**EXERCISE DIRECTIONS**
Return the material word for word. Do not include the pictures.
#### PROVIDED DATA ####
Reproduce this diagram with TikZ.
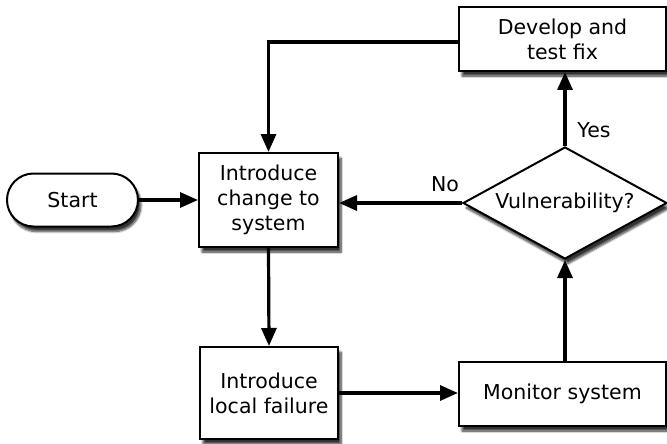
\documentclass[tikz,border=0pt]{standalone}
\usepackage{fontspec}
\setmainfont{DejaVu Sans}
\usetikzlibrary{arrows.meta,shapes.geometric,shadows.blur}
\begin{document}
\begin{tikzpicture}[x=1pt,y=-1pt,
  txt/.style={font=\fontsize{20.5}{25}\selectfont,align=center,inner sep=0pt},
  base/.style={draw=black,line width=2pt,fill=white,txt,
    blur shadow={shadow xshift=3pt,shadow yshift=-5pt,shadow blur steps=8,shadow opacity=80}},
  procbox/.style={base,rectangle},
  flow/.style={line width=3.2pt,-{Triangle[length=18pt,width=15pt]}}]
\useasboundingbox (0,0) rectangle (667,444);

\node[procbox,minimum width=131pt,minimum height=53pt,rounded corners=26.5pt] (start) at (72.5,200) {Start};
\node[procbox,minimum width=139pt,minimum height=94pt] (change) at (268.5,200) {Introduce\\change to\\system};
\node[procbox,minimum width=138pt,minimum height=92pt] (fail) at (269,393) {Introduce\\local failure};
\node[procbox,minimum width=207pt,minimum height=64pt] (monitor) at (562.5,394) {Monitor system};
\node[procbox,minimum width=207pt,minimum height=64pt] (fix) at (562.5,39) {Develop and\\test fix};
\node[base,diamond,minimum width=204pt,minimum height=112pt,inner sep=0pt] (vuln) at (565,203) {};
\node[txt] (vulntext) at (vuln.center) {Vulnerability?};

\draw[flow] (start.east) -- (change.west);
\draw[flow] (change.south) -- (fail.north);
\draw[flow] (fail.east) -- (fail.east -| monitor.west);
\draw[flow] (monitor.north -| vuln.south) -- (vuln.south);
\draw[flow] (vuln.west) -- (vuln.west -| change.east);
\draw[flow] (vuln.north) -- (vuln.north |- fix.south);
\coordinate (corner) at (change.north |- 0,42);
\draw[flow] (fix.west |- corner) -- (corner) -- (change.north);

\node[txt] (nolbl) at (445,184) {No};
\node[txt] (yeslbl) at (594,130) {Yes};
\end{tikzpicture}
\end{document}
####
**SOLUTION FOR THIS EXERCISE**
Reproduce this diagram with TikZ.
\documentclass[tikz,border=0pt]{standalone}
\usepackage{fontspec}
\setmainfont{DejaVu Sans}
\usetikzlibrary{arrows.meta,shapes.geometric,shadows.blur}
\begin{document}
\begin{tikzpicture}[x=1pt,y=-1pt,
  txt/.style={font=\fontsize{20.5}{25}\selectfont,align=center,inner sep=0pt},
  base/.style={draw=black,line width=2pt,fill=white,txt,
    blur shadow={shadow xshift=3pt,shadow yshift=-5pt,shadow blur steps=8,shadow opacity=80}},
  procbox/.style={base,rectangle},
  flow/.style={line width=3.2pt,-{Triangle[length=18pt,width=15pt]}}]
\useasboundingbox (0,0) rectangle (667,444);

\node[procbox,minimum width=131pt,minimum height=53pt,rounded corners=26.5pt] (start) at (72.5,200) {Start};
\node[procbox,minimum width=139pt,minimum height=94pt] (change) at (268.5,200) {Introduce\\change to\\system};
\node[procbox,minimum width=138pt,minimum height=92pt] (fail) at (269,393) {Introduce\\local failure};
\node[procbox,minimum width=207pt,minimum height=64pt] (monitor) at (562.5,394) {Monitor system};
\node[procbox,minimum width=207pt,minimum height=64pt] (fix) at (562.5,39) {Develop and\\test fix};
\node[base,diamond,minimum width=204pt,minimum height=112pt,inner sep=0pt] (vuln) at (565,203) {};
\node[txt] (vulntext) at (vuln.center) {Vulnerability?};

\draw[flow] (start.east) -- (change.west);
\draw[flow] (change.south) -- (fail.north);
\draw[flow] (fail.east) -- (fail.east -| monitor.west);
\draw[flow] (monitor.north -| vuln.south) -- (vuln.south);
\draw[flow] (vuln.west) -- (vuln.west -| change.east);
\draw[flow] (vuln.north) -- (vuln.north |- fix.south);
\coordinate (corner) at (change.north |- 0,42);
\draw[flow] (fix.west |- corner) -- (corner) -- (change.north);

\node[txt] (nolbl) at (445,184) {No};
\node[txt] (yeslbl) at (594,130) {Yes};
\end{tikzpicture}
\end{document}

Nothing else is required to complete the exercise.